There is no meaningful governmental funding or support to promote fluency in any Asian language. Such negligence has several costs. One, being more ignorant of China we are both more ignorant of the consequences of becoming biased towards it, and less able to survive the conflicts of siding with the U.S. Two, we of non-Asian stock could be walking past headlines reading “Morrison To Sell Australia To China Tomorrow”, and we wouldn’t know. That ignorance certainly helps to create a separate society – not because they don’t know our language but because they can effectively exclude us because we don’t know their language. But then, perhaps the Chinese donations to the Liberal Party are partly to ensure its’ inaction.
What matters more than the PRC spying on us is the increasingly brazen PRC success in controlling Chinese in Australia. That is a greater threat to our national security – and our national self-respect – than spying or indeed the buying of local politicians.
morrison et al promote patriotism while doing the opposite. “We” apply extraordinary brutality to the unfortunate asylum-seekers in our concentration camps, but when Chinese students bully their Australian university lecturers for not adopting the PRC position, or aggressively protest at Australia not doing so, our asylum-seeker-bashing politicians all hide in a closet, all gutless wonders together.
Well written and argued. Can’t begin to understand why it was blocked until now just as my comment below was blocked up to now. BTW, Professor Fitzgerald has been aware of and concerned about these issues for several years now, as can be seen by his contributions to the Interpreter and the Lowry Institute. He is a national treasure and should not be confused with the many other Fitzgeralds floating about.
https://www.lowyinstitute.org/the-interpreter/loyalty-through-links-and-control-long-history-chinese-diaspora-diplomacy
The only thing Scummo will criticise is the idea that you need more than 40 bucks a day to live and that wages need to be liveable and that we need to know what he is up to. A worthless, spineless fake Christian hypocrite. And that is more praise than he warrants
I have to disagree with with you here, OGO. In the last couple of weeks he has braved the ferocity of both the Public Service Management and the Pacific Islanders.

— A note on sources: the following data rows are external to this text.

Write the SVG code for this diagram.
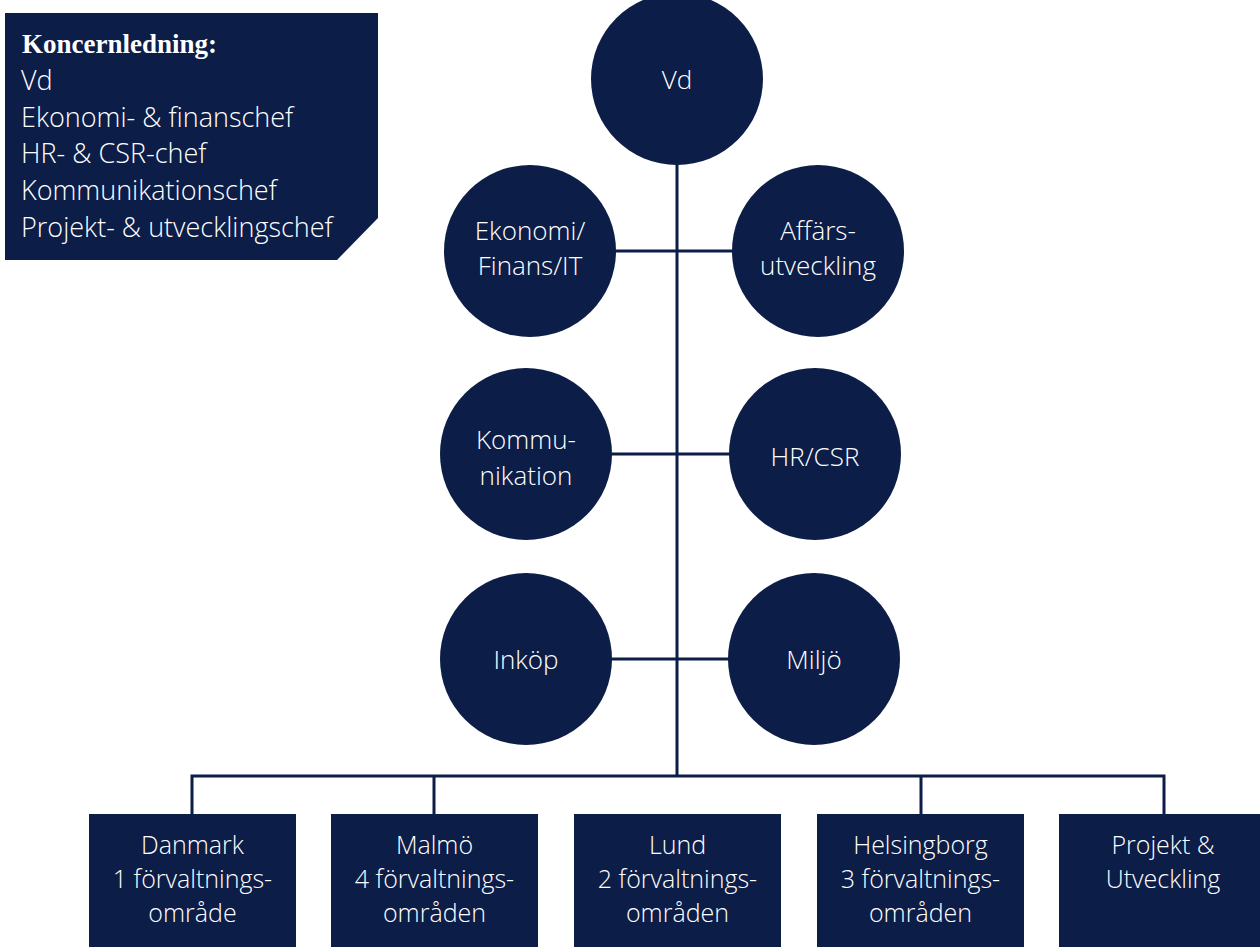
<svg xmlns="http://www.w3.org/2000/svg" width="1260" height="947" viewBox="0 0 1260 947">
<style>
.n{fill:#0c1d47}
.t{fill:#ffffff;font-family:"Open Sans","Liberation Sans",sans-serif;font-weight:300;font-size:26px;text-anchor:middle}
.b{fill:#ffffff;font-family:"Open Sans","Liberation Sans",sans-serif;font-weight:300;font-size:25px;text-anchor:middle}
.l{fill:#ffffff;font-family:"Open Sans","Liberation Sans",sans-serif;font-weight:300;font-size:27px}
.h{fill:#ffffff;font-family:"Liberation Serif",serif;font-weight:bold;font-size:27px}
.c{stroke:#0c1d47;stroke-width:3;fill:none}
</style>
<rect width="1260" height="947" fill="#ffffff"/>
<g id="connectors">
<line class="c" x1="677" y1="150" x2="677" y2="777"/>
<line class="c" x1="600" y1="251" x2="750" y2="251"/>
<line class="c" x1="600" y1="454" x2="745" y2="454"/>
<line class="c" x1="600" y1="659" x2="745" y2="659"/>
<polyline class="c" points="192,816 192,776 1164,776 1164,816"/>
<line class="c" x1="434" y1="776" x2="434" y2="816"/>
<line class="c" x1="921" y1="776" x2="921" y2="816"/>
</g>
<g id="koncernledning">
<polygon class="n" points="5,13 378,13 378,218 337,260 5,260"/>
<text class="h" x="22" y="53">Koncernledning:</text>
<text class="l" x="21" y="90">Vd</text>
<text class="l" x="21" y="127">Ekonomi- &amp; finanschef</text>
<text class="l" x="21" y="163">HR- &amp; CSR-chef</text>
<text class="l" x="21" y="200">Kommunikationschef</text>
<text class="l" x="21" y="237">Projekt- &amp; utvecklingschef</text>
</g>
<g id="vd">
<circle class="n" cx="677" cy="79" r="86"/>
<text class="t" x="677" y="89">Vd</text>
</g>
<g id="ekonomi">
<circle class="n" cx="530" cy="251" r="86"/>
<text class="t" x="530" y="240">Ekonomi/</text>
<text class="t" x="530" y="275">Finans/IT</text>
</g>
<g id="affarsutveckling">
<circle class="n" cx="818" cy="251" r="86"/>
<text class="t" x="818" y="240">Affärs-</text>
<text class="t" x="818" y="275">utveckling</text>
</g>
<g id="kommunikation">
<circle class="n" cx="526" cy="454" r="86"/>
<text class="t" x="526" y="449">Kommu-</text>
<text class="t" x="526" y="485">nikation</text>
</g>
<g id="hrcsr">
<circle class="n" cx="815" cy="454" r="86"/>
<text class="t" x="815" y="466">HR/CSR</text>
</g>
<g id="inkop">
<circle class="n" cx="526" cy="659" r="86"/>
<text class="t" x="526" y="669">Inköp</text>
</g>
<g id="miljo">
<circle class="n" cx="814" cy="659" r="86"/>
<text class="t" x="814" y="669">Miljö</text>
</g>
<g id="danmark">
<rect class="n" x="89" y="814" width="207" height="133"/>
<text class="b" x="192.5" y="854">Danmark</text>
<text class="b" x="192.5" y="888">1 förvaltnings-</text>
<text class="b" x="192.5" y="922">område</text>
</g>
<g id="malmo">
<rect class="n" x="331" y="814" width="207" height="133"/>
<text class="b" x="434.5" y="854">Malmö</text>
<text class="b" x="434.5" y="888">4 förvaltnings-</text>
<text class="b" x="434.5" y="922">områden</text>
</g>
<g id="lund">
<rect class="n" x="574" y="814" width="207" height="133"/>
<text class="b" x="677.5" y="854">Lund</text>
<text class="b" x="677.5" y="888">2 förvaltnings-</text>
<text class="b" x="677.5" y="922">områden</text>
</g>
<g id="helsingborg">
<rect class="n" x="817" y="814" width="207" height="133"/>
<text class="b" x="920.5" y="854">Helsingborg</text>
<text class="b" x="920.5" y="888">3 förvaltnings-</text>
<text class="b" x="920.5" y="922">områden</text>
</g>
<g id="projekt">
<rect class="n" x="1059" y="814" width="207" height="133"/>
<text class="b" x="1163" y="854">Projekt &amp;</text>
<text class="b" x="1163" y="888">Utveckling</text>
</g>
</svg>
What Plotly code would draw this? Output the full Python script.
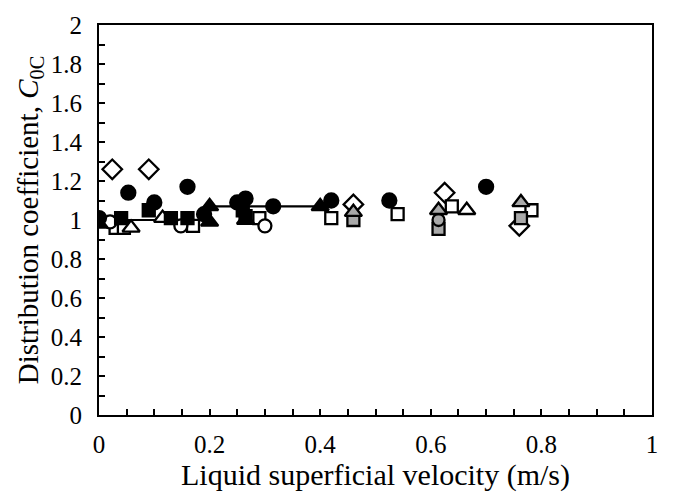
import plotly.graph_objects as go

# Measured distribution coefficient C0C against liquid superficial velocity
black_circle_x = [0.0, 0.053, 0.10, 0.16, 0.19, 0.25, 0.265, 0.315, 0.42, 0.525, 0.70]
black_circle_y = [1.01, 1.14, 1.09, 1.17, 1.03, 1.09, 1.11, 1.07, 1.10, 1.10, 1.17]

black_square_x = [0.04, 0.09, 0.13, 0.16, 0.26, 0.265]
black_square_y = [1.01, 1.05, 1.01, 1.01, 1.05, 1.02]

black_triangle_x = [0.0, 0.20, 0.20, 0.40]
black_triangle_y = [0.98, 1.07, 0.99, 1.07]

open_circle_x = [0.02, 0.148, 0.30]
open_circle_y = [0.99, 0.97, 0.97]

open_square_x = [0.03, 0.045, 0.17, 0.29, 0.42, 0.54, 0.638, 0.782]
open_square_y = [0.96, 0.96, 0.97, 1.01, 1.01, 1.03, 1.07, 1.05]

open_triangle_x = [0.058, 0.115, 0.265, 0.665]
open_triangle_y = [0.96, 1.01, 1.00, 1.05]

open_diamond_x = [0.024, 0.09, 0.46, 0.625, 0.76]
open_diamond_y = [1.26, 1.26, 1.08, 1.14, 0.97]

grey_triangle_x = [0.46, 0.614, 0.763]
grey_triangle_y = [1.04, 1.05, 1.09]

grey_circle_x = [0.614]
grey_circle_y = [1.00]

grey_square_x = [0.46, 0.614, 0.763]
grey_square_y = [1.00, 0.955, 1.01]

# Mean C0C over two velocity ranges
fit_low_x = [0.0, 0.20]
fit_low_y = [1.00, 1.00]
fit_high_x = [0.20, 0.41]
fit_high_y = [1.07, 1.07]

GREY = "#a9a9a9"
fig = go.Figure()

for fx, fy in [(fit_low_x, fit_low_y), (fit_high_x, fit_high_y)]:
    fig.add_trace(go.Scatter(x=fx, y=fy, mode="lines",
                             line=dict(color="black", width=2.2), showlegend=False))


def add_markers(xs, ys, symbol, fill, size):
    fig.add_trace(go.Scatter(
        x=xs, y=ys, mode="markers", showlegend=False,
        marker=dict(symbol=symbol, size=size, color=fill,
                    line=dict(color="black", width=2.3))))


add_markers(open_diamond_x, open_diamond_y, "diamond", "white", 15)
add_markers(open_square_x, open_square_y, "square", "white", 12)
add_markers(open_circle_x, open_circle_y, "circle", "white", 13)
add_markers(open_triangle_x, open_triangle_y, "triangle-up", "white", 15)
add_markers(grey_square_x, grey_square_y, "square", GREY, 12)
add_markers(grey_circle_x, grey_circle_y, "circle", GREY, 12)
add_markers(grey_triangle_x, grey_triangle_y, "triangle-up", GREY, 15)
add_markers(black_square_x, black_square_y, "square", "black", 12)
add_markers(black_triangle_x, black_triangle_y, "triangle-up", "black", 15)
add_markers(black_circle_x, black_circle_y, "circle", "black", 14)

FONT = "Liberation Serif"
axis_common = dict(
    showline=True, linecolor="black", linewidth=2, mirror=True,
    ticks="inside", ticklen=6, tickwidth=1.5, tickcolor="black",
    showgrid=False, zeroline=False,
    tickfont=dict(family=FONT, size=25, color="black"),
)

fig.update_xaxes(range=[0, 1], dtick=0.2, tick0=0,
                 minor=dict(dtick=0.05, ticks="inside", ticklen=6, tickwidth=1.5,
                            tickcolor="black"),
                 title=dict(text="Liquid superficial velocity (m/s)",
                            font=dict(family=FONT, size=30, color="black"), standoff=0),
                 ticklabelstandoff=6,
                 **axis_common)
fig.update_yaxes(range=[0, 2], dtick=0.2, tick0=0,
                 minor=dict(dtick=0.1, ticks="inside", ticklen=6, tickwidth=1.5,
                            tickcolor="black"),
                 title=dict(text="Distribution coefficient, <i>C</i><sub>0C</sub>",
                            font=dict(family=FONT, size=29, color="black"), standoff=4),
                 ticklabelstandoff=10,
                 **axis_common)

fig.update_layout(
    width=675, height=503,
    margin=dict(l=99, r=23, t=18, b=88),
    paper_bgcolor="white", plot_bgcolor="white",
)

fig.write_html("out.html")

What a pity he didn’t get the Captain Cook reception he so richly deserves.
I’d be less concerned about the utterances of pollies if I had the slightest confidence that their blatherings were evidence based.
To date, there is precious little evidence of that.
Will my comment be awaiting moderation for much longer? Does me raising the issue increase the likelihood of it being deleted?
Just because a site is run by progressive people doesn’t mean that commenters can expect any great tolerance. “The Conversation” for instance bars commenters for life and all national franchises for a first “offence”. No appeal mechanism at “the Guardian”, either.
Though these sites are very good to have, it does underline the seldom-mentioned point that commenters have no rights; we have only the capacity to comment that the individual site gives us. Without pointing to any particular site, and generally speaking, we deserve more respect than that.
Agree.
I’ve had the occasional success wresting a disappeared comment from the Grauniad – in the past, though not lately – but they also use volunteer moderators which I think is interesting but many are not only poorly read, they brook no dissent.
Crikey does at least answer queries privately, sometimes.
I have long advocated that our tags be shown when something has been censored, as in the Graun.
I’d even suggest that ‘waiting’ to be flagged so that casual readers can realise the regime exerted.